Job
Go through the material and pull out every line with the string "document" in it.

Material

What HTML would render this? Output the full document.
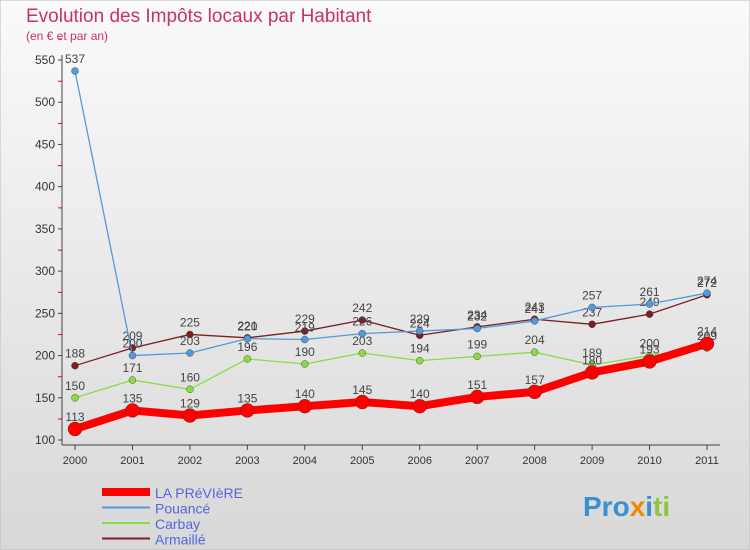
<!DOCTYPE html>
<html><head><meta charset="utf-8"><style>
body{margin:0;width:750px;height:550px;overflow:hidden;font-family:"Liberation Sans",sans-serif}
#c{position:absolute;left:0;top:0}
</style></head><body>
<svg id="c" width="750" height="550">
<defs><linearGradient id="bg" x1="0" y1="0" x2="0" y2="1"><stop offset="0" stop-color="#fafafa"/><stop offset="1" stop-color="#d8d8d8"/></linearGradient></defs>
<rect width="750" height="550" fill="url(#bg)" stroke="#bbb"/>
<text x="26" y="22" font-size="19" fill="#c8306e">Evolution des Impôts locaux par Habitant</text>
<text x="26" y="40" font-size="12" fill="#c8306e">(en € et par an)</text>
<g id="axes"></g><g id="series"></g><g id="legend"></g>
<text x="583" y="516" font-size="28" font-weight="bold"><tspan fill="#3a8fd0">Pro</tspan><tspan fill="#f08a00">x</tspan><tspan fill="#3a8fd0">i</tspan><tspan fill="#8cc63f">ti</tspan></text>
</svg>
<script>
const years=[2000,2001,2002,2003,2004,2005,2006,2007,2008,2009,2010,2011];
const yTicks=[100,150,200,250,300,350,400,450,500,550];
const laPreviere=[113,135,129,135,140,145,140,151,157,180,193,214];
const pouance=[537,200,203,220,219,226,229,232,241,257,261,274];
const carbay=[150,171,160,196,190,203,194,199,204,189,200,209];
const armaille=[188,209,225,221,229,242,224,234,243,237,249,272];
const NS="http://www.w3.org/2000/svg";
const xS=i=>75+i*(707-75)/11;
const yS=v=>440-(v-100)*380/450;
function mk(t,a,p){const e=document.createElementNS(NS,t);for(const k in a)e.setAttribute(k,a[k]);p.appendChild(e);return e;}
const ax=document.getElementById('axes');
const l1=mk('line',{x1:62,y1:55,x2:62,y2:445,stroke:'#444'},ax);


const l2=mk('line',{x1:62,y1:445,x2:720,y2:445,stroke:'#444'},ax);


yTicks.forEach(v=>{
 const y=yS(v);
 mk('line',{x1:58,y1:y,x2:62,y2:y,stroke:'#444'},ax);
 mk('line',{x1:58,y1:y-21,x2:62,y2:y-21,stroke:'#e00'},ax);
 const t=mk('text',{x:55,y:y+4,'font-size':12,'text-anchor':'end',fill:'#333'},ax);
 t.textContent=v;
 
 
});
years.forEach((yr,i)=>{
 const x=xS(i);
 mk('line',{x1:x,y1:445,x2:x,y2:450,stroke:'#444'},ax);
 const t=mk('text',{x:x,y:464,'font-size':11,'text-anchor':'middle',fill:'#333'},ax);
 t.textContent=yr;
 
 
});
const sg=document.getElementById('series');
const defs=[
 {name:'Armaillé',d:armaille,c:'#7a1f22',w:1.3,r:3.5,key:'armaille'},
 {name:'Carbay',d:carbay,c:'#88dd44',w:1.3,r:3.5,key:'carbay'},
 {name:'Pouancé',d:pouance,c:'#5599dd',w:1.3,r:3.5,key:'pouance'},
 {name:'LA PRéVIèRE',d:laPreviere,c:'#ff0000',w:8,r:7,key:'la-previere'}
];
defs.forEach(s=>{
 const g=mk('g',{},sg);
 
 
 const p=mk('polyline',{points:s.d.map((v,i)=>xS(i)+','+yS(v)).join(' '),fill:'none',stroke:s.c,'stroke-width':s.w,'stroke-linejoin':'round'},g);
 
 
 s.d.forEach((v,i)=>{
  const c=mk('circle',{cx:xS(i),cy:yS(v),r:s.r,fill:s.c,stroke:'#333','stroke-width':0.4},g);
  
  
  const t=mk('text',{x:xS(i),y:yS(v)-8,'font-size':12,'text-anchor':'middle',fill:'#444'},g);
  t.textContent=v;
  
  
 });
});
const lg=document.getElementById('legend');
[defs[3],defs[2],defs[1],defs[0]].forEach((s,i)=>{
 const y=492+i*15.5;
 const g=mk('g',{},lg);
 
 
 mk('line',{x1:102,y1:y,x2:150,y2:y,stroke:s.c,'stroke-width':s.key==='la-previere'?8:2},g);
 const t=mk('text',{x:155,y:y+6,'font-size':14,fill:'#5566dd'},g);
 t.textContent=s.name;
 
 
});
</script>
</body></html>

Complete output
What HTML would render this? Output the full document.
function mk(t,a,p){const e=document.createElementNS(NS,t);for(const k in a)e.setAttribute(k,a[k]);p.appendChild(e);return e;}
const ax=document.getElementById('axes');
const sg=document.getElementById('series');
const lg=document.getElementById('legend');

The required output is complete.